As the semiconductor design rules shrink down, process margins are getting narrower, and thus, it is getting more important than ever to monitor pattern profile and detect minor structure variation. A breakthrough technology has been introduced as a solution to this concern. The new technology converts the fluctuation of polarization ingredient, which is caused by form birefringence, into light intensity variations as an optical image. This technology, which is called Pattern Edge Roughness (PER) inspection mode, is proved to be effective for 55nm production process. We also studied the possibility of the macro inspection method for half pitch 32nm technology node through FDTD method.

New exposure tool management technology with quick focus measurement in half pitch 22nm generation

We have developed the new technology to measure focus variations in a field or over the wafer quickly for exposure tool management. With the new technology, 2-dimensional image(s) of the whole wafer are captured with diffraction optics, and by analyzing the image signal(s), we are able to get a focus map in an exposure field or over the entire wafer. Diffraction-focus curve is used instead of a CD-focus curve to get the focus value from the image signal(s). The measurements on the production patterns with the production illumination conditions are available. We can measure the field inclination and curvature from the focus map. The performance of the new method was confirmed with a test pattern and production patterns.

New Measurement Technology for CD and Pattern Profile Variation using Optical Fourier Space

As well as measuring CD, monitoring pattern profile is becoming important for semiconductor metrology. Illuminating the wafer and detecting the reflective light, reflective light intensity in the Fourier space includes the information of CD and pattern profile variation by form birefringence effect. CD change and profile variation could be detected separately for the actual wafer. Mathematical simulation is presented the background of our unique approach. The detail results of CD and pattern profile monitor is shown in this paper.

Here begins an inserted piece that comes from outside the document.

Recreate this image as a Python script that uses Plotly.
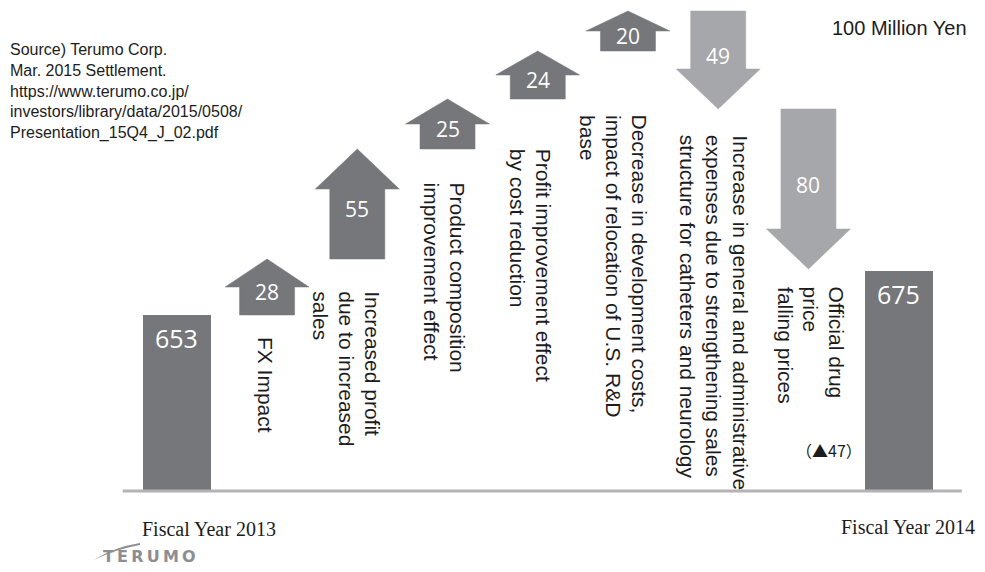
import plotly.graph_objects as go

# ---- data (100 million yen) ----
start_label = "Fiscal Year 2013"
end_label = "Fiscal Year 2014"
start_total = 653
end_total = 675
changes = [28, 55, 25, 24, 20, -49, -80]
change_lines = [
    ["FX Impact"],
    ["Increased profit", "due to increased", "sales"],
    ["Product composition", "improvement effect"],
    ["Profit improvement effect", "by cost reduction"],
    ["Decrease in development costs,", "impact of relocation of U.S. R&D", "base"],
    ["Increase in general and administrative",
     "expenses due to strengthening sales",
     "structure for catheters and neurology"],
    ["Official drug", "price", "falling prices"],
]
drug_price_note = "（▲47）"
unit_label = "100 Million Yen"
source_lines = [
    "Source) Terumo Corp.",
    "Mar. 2015 Settlement.",
    "https://www.terumo.co.jp/",
    "investors/library/data/2015/0508/",
    "Presentation_15Q4_J_02.pdf",
]
brand = "TERUMO"

# ---- styling / layout ----
W, H = 985, 572
DARK = "#76777b"
LIGHT = "#a6a7ab"
TEXT = "#1c1c1c"
FLOOR = 565            # value sitting on the drawn baseline
Y_RANGE = [524.5, 810.5]
X_RANGE = [-1.96, 8.957]
BAR_W = 0.754
BODY_HALF = 0.305
HEAD_HALF = 0.465
HEAD_LEN = 20
SANS = "Liberation Sans, Arial, sans-serif"
NUM_FONT = "Open Sans, sans-serif"
# per-label placement: first text column offset (px), gap below arrow (px)
col_offset = [-1, 15, 10, 6, 12, 22, 29]
top_gap = [20, 30, 31, 48, 62, 24, 16]
LINE_GAP = 26


def px_to_paper(px, py):
    return px / W, 1 - py / H


fig = go.Figure()

# totals at both ends
n = len(changes)
total_x = [0, n + 1]
total_y = [start_total, end_total]
fig.add_trace(go.Bar(
    x=total_x, y=[v - FLOOR for v in total_y], base=FLOOR, width=BAR_W,
    marker=dict(color=DARK, line=dict(width=0)), hoverinfo="skip",
))

annotations = []
for xv, v in zip(total_x, total_y):
    annotations.append(dict(
        x=xv, y=v, xref="x", yref="y", text=str(v), showarrow=False,
        yanchor="middle", yshift=-23,
        font=dict(family=NUM_FONT, size=25, color="white"),
    ))

# change arrows
level = start_total
for i, d in enumerate(changes):
    xc = i + 1
    y0, y1 = level, level + d
    sgn = 1 if d > 0 else -1
    h = min(abs(d) / 2, HEAD_LEN) * sgn
    yb = y1 - h
    xs = [xc - BODY_HALF, xc + BODY_HALF, xc + BODY_HALF, xc + HEAD_HALF, xc,
          xc - HEAD_HALF, xc - BODY_HALF, xc - BODY_HALF]
    ys = [y0, y0, yb, yb, y1, yb, yb, y0]
    color = DARK if d > 0 else LIGHT
    fig.add_trace(go.Scatter(
        x=xs, y=ys, mode="lines", fill="toself", fillcolor=color,
        line=dict(color=color, width=0.5), hoverinfo="skip",
    ))
    annotations.append(dict(
        x=xc, y=(y0 + y1) / 2, xref="x", yref="y", text=str(abs(d)),
        showarrow=False, yanchor="middle", yshift=-5 if d > 0 else 4,
        font=dict(family=NUM_FONT, size=21, color="white"),
    ))
    low = min(y0, y1)
    for j, line in enumerate(change_lines[i]):
        annotations.append(dict(
            x=xc, y=low, xref="x", yref="y", text=line, showarrow=False,
            textangle=90, xanchor="center", yanchor="top",
            xshift=col_offset[i] - j * LINE_GAP, yshift=-top_gap[i],
            font=dict(family=SANS, size=21, color=TEXT),
        ))
    level = y1

# baseline
fig.add_shape(type="line", xref="x", yref="y", x0=-0.6, x1=8.7, y0=FLOOR, y1=FLOOR,
              line=dict(color="#b3b3b5", width=3), layer="above")

# year captions
serif = dict(family="Liberation Serif, Times New Roman, serif", size=20, color=TEXT)
annotations.append(dict(x=0, y=FLOOR, xref="x", yref="y", text=start_label,
                        showarrow=False, xshift=32, yshift=-38, yanchor="middle",
                        font=serif))
annotations.append(dict(x=n + 1, y=FLOOR, xref="x", yref="y", text=end_label,
                        showarrow=False, xshift=9, yshift=-36, yanchor="middle",
                        font=serif))

# note under the drug price arrow
nx, ny = px_to_paper(864, 450)
annotations.append(dict(x=nx, y=ny, xref="paper", yref="paper", text=drug_price_note,
                        showarrow=False, xanchor="right", yanchor="middle",
                        font=dict(family="Noto Sans CJK JP, sans-serif", size=16,
                                  color=TEXT)))

# unit
ux, uy = px_to_paper(969, 28)
annotations.append(dict(x=ux, y=uy, xref="paper", yref="paper", text=unit_label,
                        showarrow=False, xanchor="right", yanchor="middle",
                        font=dict(family=SANS, size=20, color=TEXT)))

# source block
sx, sy = px_to_paper(8, 39)
annotations.append(dict(x=sx, y=sy, xref="paper", yref="paper",
                        text="<br>".join(source_lines), showarrow=False,
                        xanchor="left", yanchor="top", align="left",
                        font=dict(family=SANS, size=16, color=TEXT)))

# brand mark
bx, by = px_to_paper(101, 556)
annotations.append(dict(x=bx, y=by, xref="paper", yref="paper",
                        text="\u2009".join(brand), showarrow=False,
                        xanchor="left", yanchor="middle",
                        font=dict(family="DejaVu Sans, sans-serif", size=16,
                                  color="#8d8e91", weight="bold")))
p = [px_to_paper(*pt) for pt in [(94, 560), (114, 547), (140, 543), (140, 545), (116, 549)]]
path = "M {} {} Q {} {} {} {} L {} {} Q {} {} {} {} Z".format(
    p[0][0], p[0][1], p[1][0], p[1][1], p[2][0], p[2][1],
    p[3][0], p[3][1], p[4][0], p[4][1], p[0][0], p[0][1])
fig.add_shape(type="path", xref="paper", yref="paper", path=path,
              fillcolor="#8d8e91", line=dict(width=0))

fig.update_layout(
    width=W, height=H,
    margin=dict(l=0, r=0, t=0, b=0),
    paper_bgcolor="white", plot_bgcolor="white",
    showlegend=False,
    xaxis=dict(range=X_RANGE, visible=False, fixedrange=True),
    yaxis=dict(range=Y_RANGE, visible=False, fixedrange=True),
    annotations=annotations,
    bargap=0,
)

fig.write_html("out.html")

New Inspection Technology for Hole Pattern by Fourier Space on hp 4x-nm Generation

We tried to detect the CD variation of the 4x generation hole pattern using the diffraction light on Fourier space with the polarized light and the modified illumination. The new technology named DD (Dual Diffraction) method has been developed based on the optical simulation and the experimental approaches. We introduce the case of detection for the diameter variation on a multi-layered hole pattern with new method.

Hole inspection technology using Fourier imaging method

There are two kinds of critical dimension (CD) management tools; CD-SEM and Optical CD (OCD). OCD is preferable to other existing measurement tools, because of its higher throughput and lower photoresist damage. We have developed an Automated Pattern profile Management (APM) systems based on the OCD concept. For the monitoring thin line, APM detects light intensity from an optical system consisting of a polarizer and an analyzer set in a cross- Nicol configuration as a polarization fluctuation. This paper reports our development of monitoring technology for hole. In the case of hole management, APM detects light intensity from diffraction intensity fluctuation. First of all, the best conditions for hole management were designed from simulations. The best conditions were off-axis aperture and S polarizer. In our evaluation of wafers without underlayer, we obtained a good correlation with CD-SEM value. From the simulation, we consider the APM system to be very effective for shrinking hole process management of the next generation from the simulation.

Development of optical simulation tool for defect inspection

Much effort has been done to detect the defects of interest (DOI) by optical inspection systems because the size of the DOI shrinks according to the design rule of a semiconductor device. Performance of the inspection system is dependent on complicated optical conditions on illumination and collection systems including wavelength and polarization filter. Magnitude of defect signal for a given optical condition was estimated using a simulation tool to find a suitable optical condition and technologies required in the future. This tool, consisting of a near-field calculation using Finite Difference Time Domain (FDTD) methods and an image formation calculation based on Fourier optics, is applicable not only to Köhler illumination system but also to confocal system and dark field system. We investigated defect inspection methods for the 45 nm and the next technology nodes. For inspection of various defects, the system using several wavelengths is suitable. For inspection of a specific defect, the system with polarization control is suitable. Our calculation suggests that the defect detection sensitivity for the 1X nm technology node should be increased by more than 10 times compared to the 45 nm technology node.

Two-dimensional dose and focus-error measurement technology for exposure tool management in half-pitch 3x generation

As design rule of semiconductor device is shrinking, pattern profile management is becoming more critical, then high accuracy and high frequency is required for CD (Critical Dimension) and LER (Line Edge Roughness) measurements. We already presented the technology to inspect the pattern profile variations of entire wafer with high throughput [1] [2]. Using the technology, we can inspect CD&LER variations over the entire wafer quickly, but we could not separate the signal into CD and LER variations. This time, we measured the Stokes parameters, i.e., polarization status, in the reflected light from defected patterns. As the result, we could know the behavior of the polarization status changes by dose & focus defects, and we found the way to separate the signal into CD&LER variations, i.e. dose errors and focus errors, from S2 & S3 of Stokes parameters. We verified that we were able to calculate the values of CD&LER variations from S2 & S3 by the experiments. Furthermore, in order to solve the issue that many images are needed to calculate S2 & S3 values, we developed the new method to get CD&LER variations accurately in short time.